* Data supplied:
--- START ---

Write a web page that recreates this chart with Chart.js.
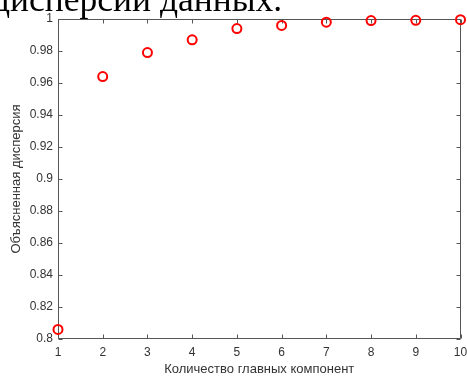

--- END ---
--- START ---

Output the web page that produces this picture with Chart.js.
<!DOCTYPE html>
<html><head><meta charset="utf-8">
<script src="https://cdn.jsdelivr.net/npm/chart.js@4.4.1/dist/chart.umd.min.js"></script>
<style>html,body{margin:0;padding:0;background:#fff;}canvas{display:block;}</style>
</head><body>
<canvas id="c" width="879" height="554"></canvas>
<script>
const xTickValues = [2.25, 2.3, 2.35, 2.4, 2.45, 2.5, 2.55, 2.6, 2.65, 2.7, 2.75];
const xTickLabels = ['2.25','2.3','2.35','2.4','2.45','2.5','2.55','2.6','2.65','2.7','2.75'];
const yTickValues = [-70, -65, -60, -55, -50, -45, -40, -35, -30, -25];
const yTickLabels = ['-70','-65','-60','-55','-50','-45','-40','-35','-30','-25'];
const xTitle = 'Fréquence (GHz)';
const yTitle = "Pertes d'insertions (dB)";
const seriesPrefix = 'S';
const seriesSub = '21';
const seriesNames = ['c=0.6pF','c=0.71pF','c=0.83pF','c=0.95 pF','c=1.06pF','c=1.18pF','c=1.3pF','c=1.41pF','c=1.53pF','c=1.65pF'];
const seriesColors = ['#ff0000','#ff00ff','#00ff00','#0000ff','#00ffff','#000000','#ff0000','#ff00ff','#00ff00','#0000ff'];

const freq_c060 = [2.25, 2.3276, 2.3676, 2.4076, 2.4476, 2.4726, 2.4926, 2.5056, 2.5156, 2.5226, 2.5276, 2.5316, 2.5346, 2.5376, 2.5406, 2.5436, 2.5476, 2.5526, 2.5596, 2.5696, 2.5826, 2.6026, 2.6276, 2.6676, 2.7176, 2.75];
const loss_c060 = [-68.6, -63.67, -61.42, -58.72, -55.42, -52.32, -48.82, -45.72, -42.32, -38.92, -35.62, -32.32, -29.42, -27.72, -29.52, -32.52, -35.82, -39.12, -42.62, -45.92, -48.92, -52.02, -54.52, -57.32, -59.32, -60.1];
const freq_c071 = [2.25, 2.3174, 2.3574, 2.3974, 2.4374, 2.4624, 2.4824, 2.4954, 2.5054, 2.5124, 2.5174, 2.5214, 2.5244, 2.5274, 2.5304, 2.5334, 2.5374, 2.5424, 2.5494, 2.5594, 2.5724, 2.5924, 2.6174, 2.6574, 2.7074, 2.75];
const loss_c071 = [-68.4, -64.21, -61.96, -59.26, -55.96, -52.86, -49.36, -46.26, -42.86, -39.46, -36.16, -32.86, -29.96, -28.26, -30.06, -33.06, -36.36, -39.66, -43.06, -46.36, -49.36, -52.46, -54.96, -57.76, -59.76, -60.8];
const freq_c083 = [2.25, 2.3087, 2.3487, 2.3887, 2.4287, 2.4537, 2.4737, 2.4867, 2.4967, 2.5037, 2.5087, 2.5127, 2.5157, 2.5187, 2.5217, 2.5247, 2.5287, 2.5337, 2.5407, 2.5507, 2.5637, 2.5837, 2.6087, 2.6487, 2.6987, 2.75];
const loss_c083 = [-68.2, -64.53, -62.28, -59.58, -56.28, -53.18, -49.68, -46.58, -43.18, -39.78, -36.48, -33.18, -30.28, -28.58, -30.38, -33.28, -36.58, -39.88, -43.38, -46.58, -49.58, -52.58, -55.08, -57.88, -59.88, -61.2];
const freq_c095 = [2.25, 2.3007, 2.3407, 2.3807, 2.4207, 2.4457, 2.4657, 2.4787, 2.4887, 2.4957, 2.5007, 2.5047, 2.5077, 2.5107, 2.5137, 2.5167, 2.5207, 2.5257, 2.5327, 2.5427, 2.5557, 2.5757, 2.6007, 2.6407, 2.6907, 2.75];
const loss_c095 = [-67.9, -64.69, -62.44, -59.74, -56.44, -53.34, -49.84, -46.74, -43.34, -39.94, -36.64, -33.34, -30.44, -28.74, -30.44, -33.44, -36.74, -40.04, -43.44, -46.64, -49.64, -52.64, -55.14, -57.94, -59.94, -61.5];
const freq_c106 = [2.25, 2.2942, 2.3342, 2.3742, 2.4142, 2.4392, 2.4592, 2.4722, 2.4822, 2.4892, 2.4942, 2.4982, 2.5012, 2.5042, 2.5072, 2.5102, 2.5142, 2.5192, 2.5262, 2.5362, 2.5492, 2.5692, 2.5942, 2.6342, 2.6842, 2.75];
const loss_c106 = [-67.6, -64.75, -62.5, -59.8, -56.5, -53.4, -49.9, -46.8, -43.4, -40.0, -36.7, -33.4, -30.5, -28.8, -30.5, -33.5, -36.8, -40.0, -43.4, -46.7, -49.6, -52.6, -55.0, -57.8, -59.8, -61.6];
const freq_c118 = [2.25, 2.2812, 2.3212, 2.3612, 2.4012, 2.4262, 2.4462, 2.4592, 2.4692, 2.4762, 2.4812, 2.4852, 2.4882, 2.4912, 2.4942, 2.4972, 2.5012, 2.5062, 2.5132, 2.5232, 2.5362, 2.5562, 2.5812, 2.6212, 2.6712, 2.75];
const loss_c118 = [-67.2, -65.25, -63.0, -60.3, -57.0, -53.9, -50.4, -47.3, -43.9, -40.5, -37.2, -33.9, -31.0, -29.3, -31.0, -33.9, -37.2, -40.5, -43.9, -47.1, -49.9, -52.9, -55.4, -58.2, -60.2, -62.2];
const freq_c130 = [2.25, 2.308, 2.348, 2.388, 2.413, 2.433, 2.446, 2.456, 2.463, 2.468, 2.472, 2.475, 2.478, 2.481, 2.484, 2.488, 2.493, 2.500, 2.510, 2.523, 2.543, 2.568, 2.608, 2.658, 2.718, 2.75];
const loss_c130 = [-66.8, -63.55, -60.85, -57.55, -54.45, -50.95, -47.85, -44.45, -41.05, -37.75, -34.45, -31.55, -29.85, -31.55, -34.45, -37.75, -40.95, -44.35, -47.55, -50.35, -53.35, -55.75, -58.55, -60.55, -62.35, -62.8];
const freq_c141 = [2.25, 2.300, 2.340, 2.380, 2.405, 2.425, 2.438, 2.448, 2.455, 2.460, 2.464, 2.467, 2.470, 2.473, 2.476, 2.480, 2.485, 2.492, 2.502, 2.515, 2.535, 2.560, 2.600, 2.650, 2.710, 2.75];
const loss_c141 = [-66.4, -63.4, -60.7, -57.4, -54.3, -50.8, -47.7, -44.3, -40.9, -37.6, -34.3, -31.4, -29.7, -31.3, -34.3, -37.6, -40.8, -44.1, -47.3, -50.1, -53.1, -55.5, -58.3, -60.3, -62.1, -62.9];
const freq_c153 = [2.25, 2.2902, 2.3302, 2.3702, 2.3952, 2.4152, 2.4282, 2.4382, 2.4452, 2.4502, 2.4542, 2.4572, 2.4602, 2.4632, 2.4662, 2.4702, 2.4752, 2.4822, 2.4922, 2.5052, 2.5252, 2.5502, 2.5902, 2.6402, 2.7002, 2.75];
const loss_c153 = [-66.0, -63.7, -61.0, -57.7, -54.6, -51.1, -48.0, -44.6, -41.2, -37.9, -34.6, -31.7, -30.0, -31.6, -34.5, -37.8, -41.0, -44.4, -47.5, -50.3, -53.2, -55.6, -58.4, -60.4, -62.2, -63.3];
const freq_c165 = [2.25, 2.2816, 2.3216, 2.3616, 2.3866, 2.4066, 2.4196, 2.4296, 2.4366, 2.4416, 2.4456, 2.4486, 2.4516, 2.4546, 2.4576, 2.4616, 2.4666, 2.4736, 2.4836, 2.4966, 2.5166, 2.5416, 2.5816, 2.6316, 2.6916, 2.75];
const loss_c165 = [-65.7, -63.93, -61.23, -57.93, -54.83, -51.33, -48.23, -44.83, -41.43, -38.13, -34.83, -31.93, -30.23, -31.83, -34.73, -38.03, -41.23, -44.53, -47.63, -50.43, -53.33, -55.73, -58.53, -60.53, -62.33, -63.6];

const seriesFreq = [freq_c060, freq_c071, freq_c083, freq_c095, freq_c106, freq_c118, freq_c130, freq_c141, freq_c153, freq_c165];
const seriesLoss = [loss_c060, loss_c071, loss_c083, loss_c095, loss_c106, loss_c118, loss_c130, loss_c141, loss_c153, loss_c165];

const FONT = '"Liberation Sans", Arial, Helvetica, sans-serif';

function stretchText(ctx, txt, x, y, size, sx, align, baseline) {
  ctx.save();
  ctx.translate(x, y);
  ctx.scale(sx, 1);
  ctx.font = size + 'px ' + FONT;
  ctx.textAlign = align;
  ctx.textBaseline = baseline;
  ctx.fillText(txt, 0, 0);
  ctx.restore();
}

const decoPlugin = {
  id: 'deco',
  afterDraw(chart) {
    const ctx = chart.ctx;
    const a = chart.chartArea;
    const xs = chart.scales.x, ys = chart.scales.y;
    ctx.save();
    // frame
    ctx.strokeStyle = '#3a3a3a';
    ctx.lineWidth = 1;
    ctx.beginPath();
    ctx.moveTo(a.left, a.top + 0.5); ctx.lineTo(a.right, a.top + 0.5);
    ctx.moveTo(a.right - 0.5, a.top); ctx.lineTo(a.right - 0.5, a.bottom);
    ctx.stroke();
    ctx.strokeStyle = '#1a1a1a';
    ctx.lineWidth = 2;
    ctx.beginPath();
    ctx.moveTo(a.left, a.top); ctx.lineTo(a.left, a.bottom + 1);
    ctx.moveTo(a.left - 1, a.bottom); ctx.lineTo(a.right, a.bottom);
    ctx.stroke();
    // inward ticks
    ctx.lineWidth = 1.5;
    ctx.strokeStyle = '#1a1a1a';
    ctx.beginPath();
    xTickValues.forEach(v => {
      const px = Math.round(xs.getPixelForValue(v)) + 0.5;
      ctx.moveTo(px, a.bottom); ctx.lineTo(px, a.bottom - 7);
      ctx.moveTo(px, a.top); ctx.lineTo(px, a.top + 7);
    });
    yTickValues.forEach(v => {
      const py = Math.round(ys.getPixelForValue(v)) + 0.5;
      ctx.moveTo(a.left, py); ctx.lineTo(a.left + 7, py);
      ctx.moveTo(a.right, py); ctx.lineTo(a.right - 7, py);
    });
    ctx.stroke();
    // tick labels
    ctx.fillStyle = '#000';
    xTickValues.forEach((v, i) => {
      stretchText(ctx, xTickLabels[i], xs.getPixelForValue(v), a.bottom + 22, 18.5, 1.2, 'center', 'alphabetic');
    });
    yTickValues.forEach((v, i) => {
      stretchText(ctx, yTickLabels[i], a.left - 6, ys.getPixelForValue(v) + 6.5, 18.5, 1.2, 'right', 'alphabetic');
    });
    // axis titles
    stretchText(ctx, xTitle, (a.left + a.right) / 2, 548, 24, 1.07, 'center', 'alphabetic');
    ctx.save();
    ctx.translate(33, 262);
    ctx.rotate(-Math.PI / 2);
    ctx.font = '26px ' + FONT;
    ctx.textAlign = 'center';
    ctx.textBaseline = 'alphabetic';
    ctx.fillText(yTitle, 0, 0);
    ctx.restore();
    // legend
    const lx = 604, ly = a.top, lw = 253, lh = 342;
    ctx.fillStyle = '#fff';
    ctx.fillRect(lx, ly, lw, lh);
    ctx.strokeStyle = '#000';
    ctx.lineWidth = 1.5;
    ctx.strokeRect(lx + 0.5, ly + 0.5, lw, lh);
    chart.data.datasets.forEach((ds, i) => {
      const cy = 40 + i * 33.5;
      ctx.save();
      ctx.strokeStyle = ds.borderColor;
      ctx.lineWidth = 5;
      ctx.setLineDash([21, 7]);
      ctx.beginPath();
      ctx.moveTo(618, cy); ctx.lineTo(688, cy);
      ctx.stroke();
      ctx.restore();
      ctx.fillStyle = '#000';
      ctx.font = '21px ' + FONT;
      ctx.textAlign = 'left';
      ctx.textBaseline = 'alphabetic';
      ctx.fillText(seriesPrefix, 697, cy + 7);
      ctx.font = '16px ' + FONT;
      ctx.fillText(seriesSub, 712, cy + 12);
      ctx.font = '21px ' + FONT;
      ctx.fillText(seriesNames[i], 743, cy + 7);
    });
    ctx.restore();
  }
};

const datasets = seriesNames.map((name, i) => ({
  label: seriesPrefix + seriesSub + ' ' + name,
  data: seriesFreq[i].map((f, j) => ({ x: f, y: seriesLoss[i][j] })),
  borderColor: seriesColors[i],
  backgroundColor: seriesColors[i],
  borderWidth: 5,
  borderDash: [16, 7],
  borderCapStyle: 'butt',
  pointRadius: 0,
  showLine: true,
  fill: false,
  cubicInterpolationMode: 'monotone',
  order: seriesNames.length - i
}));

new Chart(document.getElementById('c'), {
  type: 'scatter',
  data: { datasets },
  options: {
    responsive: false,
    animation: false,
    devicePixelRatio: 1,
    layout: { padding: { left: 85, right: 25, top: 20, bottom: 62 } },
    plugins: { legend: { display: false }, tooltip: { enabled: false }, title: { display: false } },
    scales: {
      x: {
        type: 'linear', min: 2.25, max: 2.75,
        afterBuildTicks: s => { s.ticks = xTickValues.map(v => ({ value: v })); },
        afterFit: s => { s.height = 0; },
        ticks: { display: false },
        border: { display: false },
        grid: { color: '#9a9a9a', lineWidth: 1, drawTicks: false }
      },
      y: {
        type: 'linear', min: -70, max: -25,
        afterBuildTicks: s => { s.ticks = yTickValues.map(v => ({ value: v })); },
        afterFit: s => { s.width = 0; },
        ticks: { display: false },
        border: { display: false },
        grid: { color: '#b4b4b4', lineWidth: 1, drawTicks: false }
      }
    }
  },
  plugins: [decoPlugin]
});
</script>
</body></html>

--- END ---
--- START ---

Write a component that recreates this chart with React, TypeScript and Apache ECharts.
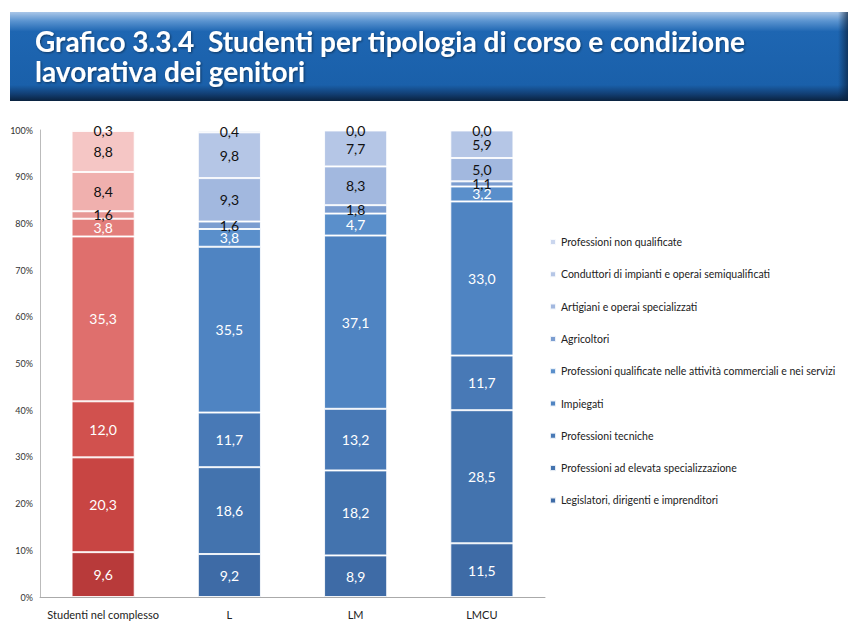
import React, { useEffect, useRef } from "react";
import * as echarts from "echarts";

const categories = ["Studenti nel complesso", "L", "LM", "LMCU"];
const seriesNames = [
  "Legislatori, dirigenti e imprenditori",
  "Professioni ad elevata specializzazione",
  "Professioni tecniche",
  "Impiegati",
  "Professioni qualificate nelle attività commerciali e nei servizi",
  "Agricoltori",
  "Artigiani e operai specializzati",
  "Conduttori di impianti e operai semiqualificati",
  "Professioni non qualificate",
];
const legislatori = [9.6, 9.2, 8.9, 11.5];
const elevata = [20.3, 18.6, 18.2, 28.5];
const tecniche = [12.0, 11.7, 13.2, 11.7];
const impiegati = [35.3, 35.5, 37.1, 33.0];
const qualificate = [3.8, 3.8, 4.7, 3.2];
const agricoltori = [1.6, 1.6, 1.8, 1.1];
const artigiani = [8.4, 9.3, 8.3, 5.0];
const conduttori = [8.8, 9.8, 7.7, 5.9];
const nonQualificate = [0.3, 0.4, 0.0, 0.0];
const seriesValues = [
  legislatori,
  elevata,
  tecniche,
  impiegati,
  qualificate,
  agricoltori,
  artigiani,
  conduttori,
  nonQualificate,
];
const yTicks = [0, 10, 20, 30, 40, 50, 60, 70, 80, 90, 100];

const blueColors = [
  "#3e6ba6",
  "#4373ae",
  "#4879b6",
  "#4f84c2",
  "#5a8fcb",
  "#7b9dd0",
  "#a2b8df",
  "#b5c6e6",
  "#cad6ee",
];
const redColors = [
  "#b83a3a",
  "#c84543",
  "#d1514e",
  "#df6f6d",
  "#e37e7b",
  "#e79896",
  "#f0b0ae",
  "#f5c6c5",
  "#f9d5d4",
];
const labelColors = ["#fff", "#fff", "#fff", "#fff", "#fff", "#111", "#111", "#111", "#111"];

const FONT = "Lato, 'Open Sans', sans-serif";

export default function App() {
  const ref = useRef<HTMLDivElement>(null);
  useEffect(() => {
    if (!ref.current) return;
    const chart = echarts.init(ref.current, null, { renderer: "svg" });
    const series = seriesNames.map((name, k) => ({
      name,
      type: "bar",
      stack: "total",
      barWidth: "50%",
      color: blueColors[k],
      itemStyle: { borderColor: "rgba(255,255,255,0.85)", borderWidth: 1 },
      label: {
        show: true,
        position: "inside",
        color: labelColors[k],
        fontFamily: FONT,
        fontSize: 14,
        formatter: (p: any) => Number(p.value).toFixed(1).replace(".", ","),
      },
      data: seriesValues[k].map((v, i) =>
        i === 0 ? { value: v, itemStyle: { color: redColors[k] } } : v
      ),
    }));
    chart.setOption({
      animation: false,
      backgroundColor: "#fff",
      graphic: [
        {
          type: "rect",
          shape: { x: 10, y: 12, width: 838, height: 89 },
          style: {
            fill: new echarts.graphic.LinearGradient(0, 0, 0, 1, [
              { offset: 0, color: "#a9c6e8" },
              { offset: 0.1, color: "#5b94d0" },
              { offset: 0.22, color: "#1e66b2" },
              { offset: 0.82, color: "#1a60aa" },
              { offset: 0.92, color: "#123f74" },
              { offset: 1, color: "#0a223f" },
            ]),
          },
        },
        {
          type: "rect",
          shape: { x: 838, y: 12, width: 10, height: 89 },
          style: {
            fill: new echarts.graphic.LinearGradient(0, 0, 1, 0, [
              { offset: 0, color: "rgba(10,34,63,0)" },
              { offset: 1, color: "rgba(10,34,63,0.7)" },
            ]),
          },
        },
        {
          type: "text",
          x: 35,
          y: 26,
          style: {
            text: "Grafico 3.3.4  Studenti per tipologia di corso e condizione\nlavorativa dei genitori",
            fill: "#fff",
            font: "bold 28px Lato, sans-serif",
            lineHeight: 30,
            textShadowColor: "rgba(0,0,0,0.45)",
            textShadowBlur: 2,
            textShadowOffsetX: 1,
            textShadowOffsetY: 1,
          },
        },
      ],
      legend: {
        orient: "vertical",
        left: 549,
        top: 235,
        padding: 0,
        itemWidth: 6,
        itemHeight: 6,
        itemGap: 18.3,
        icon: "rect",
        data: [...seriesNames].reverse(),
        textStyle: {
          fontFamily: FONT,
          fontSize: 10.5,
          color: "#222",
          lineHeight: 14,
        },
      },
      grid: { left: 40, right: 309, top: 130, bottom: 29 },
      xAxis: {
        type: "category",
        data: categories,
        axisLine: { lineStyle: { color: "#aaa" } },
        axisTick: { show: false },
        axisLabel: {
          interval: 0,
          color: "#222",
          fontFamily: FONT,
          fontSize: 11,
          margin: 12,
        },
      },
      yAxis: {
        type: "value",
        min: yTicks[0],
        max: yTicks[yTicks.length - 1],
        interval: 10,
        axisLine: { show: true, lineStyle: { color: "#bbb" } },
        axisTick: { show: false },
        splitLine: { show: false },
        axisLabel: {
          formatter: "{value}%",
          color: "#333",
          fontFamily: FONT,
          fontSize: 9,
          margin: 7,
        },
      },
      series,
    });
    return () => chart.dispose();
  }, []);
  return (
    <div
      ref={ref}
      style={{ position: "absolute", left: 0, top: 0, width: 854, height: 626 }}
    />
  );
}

--- END ---

Looking at the entries above, say how many lines contain the word "page". Only the number is wanted.

2